A maldição da política em sua vida

31/10/2017 03:45 - Blog do Celio Gomes
Por Redação

Ideologia – quem precisa de uma para viver? Trinta anos depois de Cazuza cantar as ilusões perdidas e os sonhos vendidos, parece que todo mundo finalmente encontrou uma causa para defender. E a julgar pela zoada ensurdecedora, o engajamento atual em nome do que se acredita é capaz de tudo – até de enterrar amizades que pareciam eternas. Para quem está do outro lado, tolerância zero.

 

Nos tempos da canção de Cazuza, a reta final da década de 80, o país caminhava sem rumo sob o governo Sarney desmoralizado. Nenhum projeto despertava confiança. Nada mobilizava ninguém.
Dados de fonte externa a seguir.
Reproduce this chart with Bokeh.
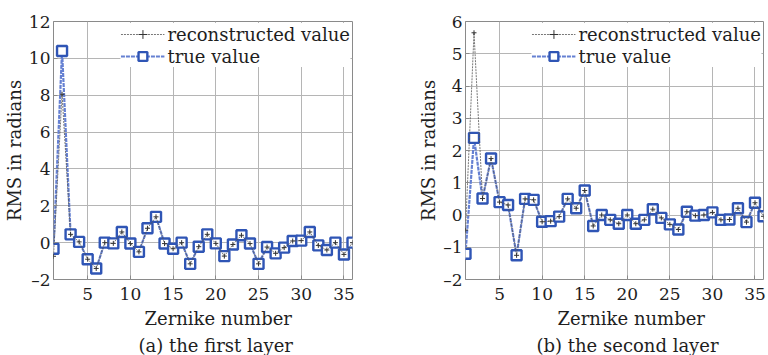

Não havia alternativas capazes de transformação para superar a tragédia social que definia a realidade dos brasileiros. Os versos do poeta do rock, quase simplórios, resumem o abismo.  

 

Era a ressaca da pós-ditadura militar. Nos vinte anos anteriores, a falta de liberdade e a perseguição política alimentaram a resistência e turbinaram, nos ambientes intelectuais e da arte, o saudosismo pela velha ideia – tão cara – de uma utopia. Tudo isso havia acabado. Era mais ou menos o que registrava o desencantado roqueiro, numa espécie de engajamento pelo avesso, quase niilista.

 

Hoje, as palavras de ordem retornaram. A convocação à luta contra o fascismo é um imperativo existencial. Na sala de aula ou na balada, ninguém deseja um bom dia sem antes cobrar nossa assinatura em alguma petição de protesto. Há sempre um famigerado reacionário prestes a mais uma barbaridade – e você não pode ficar aí parado, na sua omissão horripilante.

 

É impossível encontrar um espaço de convivência livre dos debates acirrados sobre todas as coisas que existem no mundo. E isso inclui um atirador numa escola, Nicolás Maduro, a Síria, cultura do estupro e a próstata de Michel Temer. E inclui também todos os temas que você conseguir lembrar. Lamentar esses tempos sombrios virou uma senha de acesso a uma nova dimensão.

 

Não é necessário esperar pela ocasião mais adequada para expor ideias e protestar. Nas universidades, nos coletivos de cinema, nas redações ou nos salões da moda para barbudos, aderir ao discurso militante – à esquerda, à direita ou de cabeça pra baixo – é tão comum quanto fazer uma tatuagem. Aliás, em muitos casos, suspeito que as duas atitudes até se equivalem.

 

Não tente pular fora da raia com essa conversinha de isenção. Ninguém é apolítico. Existe até uma ofensa já consagrada, em tom de piada, para esses casos repulsivos de dissimulação: quem posa de equilibrado são os “isentões”, elementos que na verdade estão escondendo as piores preferências no meio da guerra. Essa postura pode ser mais grave do que cometer um crime na vida real.

 

Tal como se dá entre nós hoje em dia, a fixação na política envenena a cabeça e a alma. É um erro fatal. Nem todas as causas são ideológicas. Aliás, a essência da vida passa longe dessa maldição – uma maldição, sim, que, sendo onipresente, parece a única paisagem diante de nossos olhos. Mas é um delírio. E seja qual for sua ideologia delirante, acredite: os inimigos sempre estarão no poder.